Weiterhin steht Robicheaux, inzwischen beruflich wieder im Sattel und privat "trocken" sowie Vater einer Adoptivtochter, nie weit vom Abgrund. Dieses Mal ist es Jimmie Lee Boggs, ein "White Trash"-Unhold wie aus dem Bilderbuch, der ihn hineinstößt. Boggs ist in Gestalt, Rede und Handeln Fleisch gewordene Bedrohung. Burke ist exzellent darin, eigentlich überzogene Schurkenfiguren in echte Angstgestalten zu verwandeln. Dabei vergisst er nicht das Milieu zu schildern, das solche Kreaturen hervorbringt: Die Gesellschaft ist mitschuldig an dem Grauen, das sie über sich bringt. Will sie den Benachteiligten keine Chance gewähren, wird immer ein Jimmie Lee Boggs nachwachsen.
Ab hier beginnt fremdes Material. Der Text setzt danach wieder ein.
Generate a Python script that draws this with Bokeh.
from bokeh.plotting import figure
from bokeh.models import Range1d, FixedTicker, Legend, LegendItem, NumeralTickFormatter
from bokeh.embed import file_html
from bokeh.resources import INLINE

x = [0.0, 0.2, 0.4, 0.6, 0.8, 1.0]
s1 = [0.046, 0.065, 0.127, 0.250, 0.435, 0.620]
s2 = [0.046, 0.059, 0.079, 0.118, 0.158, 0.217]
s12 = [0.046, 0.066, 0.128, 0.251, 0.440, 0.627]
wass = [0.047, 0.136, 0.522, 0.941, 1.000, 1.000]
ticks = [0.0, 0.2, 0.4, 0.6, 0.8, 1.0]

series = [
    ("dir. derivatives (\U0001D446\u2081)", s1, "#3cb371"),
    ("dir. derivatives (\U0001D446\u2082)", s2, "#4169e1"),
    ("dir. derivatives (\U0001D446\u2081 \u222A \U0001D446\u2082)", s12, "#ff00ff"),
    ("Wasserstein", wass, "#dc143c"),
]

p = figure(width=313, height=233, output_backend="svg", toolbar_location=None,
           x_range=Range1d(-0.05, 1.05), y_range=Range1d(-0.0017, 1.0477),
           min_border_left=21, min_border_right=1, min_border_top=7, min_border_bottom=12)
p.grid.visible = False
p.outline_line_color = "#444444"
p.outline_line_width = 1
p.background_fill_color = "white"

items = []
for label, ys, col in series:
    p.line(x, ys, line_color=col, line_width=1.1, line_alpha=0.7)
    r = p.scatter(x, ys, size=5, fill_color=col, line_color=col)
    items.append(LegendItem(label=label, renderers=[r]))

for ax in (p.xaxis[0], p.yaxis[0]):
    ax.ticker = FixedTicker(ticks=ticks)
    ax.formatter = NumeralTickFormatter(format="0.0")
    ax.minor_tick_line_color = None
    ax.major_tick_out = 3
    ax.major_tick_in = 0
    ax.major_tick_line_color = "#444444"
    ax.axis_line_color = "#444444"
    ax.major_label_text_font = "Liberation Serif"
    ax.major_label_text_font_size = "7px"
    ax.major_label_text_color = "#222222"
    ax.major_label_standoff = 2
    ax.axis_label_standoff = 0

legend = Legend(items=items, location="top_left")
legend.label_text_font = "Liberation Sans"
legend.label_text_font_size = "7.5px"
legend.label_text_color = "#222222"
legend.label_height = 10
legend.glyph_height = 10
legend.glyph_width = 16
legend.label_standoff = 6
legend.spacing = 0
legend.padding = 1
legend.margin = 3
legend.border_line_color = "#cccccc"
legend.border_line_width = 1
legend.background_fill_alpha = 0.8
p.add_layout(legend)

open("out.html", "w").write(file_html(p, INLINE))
Oder ein Tee Beau Latiolais. Er gehört zur schwarzen Unterschicht des Südens, die zwar nicht mehr offen diskriminiert, doch wie eh und je ausgebeutet und in Armut gehalten wird. Tee Beau wollte nicht kriminell werden, doch er hatte nie eine Chance, sich dem Verbrechen fernzuhalten. Robicheaux weiß das, und sollte er es vergessen, erinnert ihn Tante Lemon, Tee Beaus verbitterte Großmutter, die weit älter als die Rassenintegration ist, mit der Inbrunst einer verdammten Seele daran.
Während Boggs das verkörperte Böse und Tee Beau ein Opfer der Verhältnisse ist, zeichnet Burke den Mafiosi Tony Cardo als weitaus komplexere Figur. Cardo ist in gewisser Weise Robicheaux' dunkles Spiegelbild, denn er weiß um die Dämonen, die diesen treiben. Er kämpft selbst mit ihnen, ist ihnen allerdings auch verfallen, was sich in zunehmend irrationalem Verhalten äußert. Robicheaux erkennt die geistige Verwandtschaft, die ihn moralisch ins Wanken geraten lässt: Cardo ist ein Kapitalverbrecher und weitaus "schädlicher" für die Gesellschaft als Boggs, doch Robicheaux fällt es schwer ihn zu verdammen, denn der Mafiosi trägt sympathische Züge und zeigt sogar Schwäche. Wie soll man einen solchen Gegner hassen? Robicheaux, der selbst oft in juristischen Grauzonen agiert, muss hier die Konsequenzen erkennen, die es haben kann, wenn man das Recht nach eigenem Gusto auslegt.
So fügen sich äußere und innere Handlung in "Flamingo" zu einer bemerkenswert dichten, trotz Abwesenheit expliziter "Action" unerhört spannenden Story, die - es mag abgeschmackt klingen, trifft aber den Kern - noch lange nach der Lektüre im Kopf bleibt, was nur gut ist, lässt es den Leser doch zuverlässig zu einem neuen Band des in Deutschland seltsamerweise immer noch nicht etablierten James Lee Burke greifen. Der Goldmann Verlag hat die Veröffentlichung der Reihe mit Band 12 offenbar abgebrochen. Die ambivalente Welt des Dave Robicheaux scheint nicht so gut verkäuflich zu sein wie die seifenoperlichen Krimi-Schmonzetten, Dan-Brown-Klone und Lady-"Thriller", die sich in den Buchläden stapeln.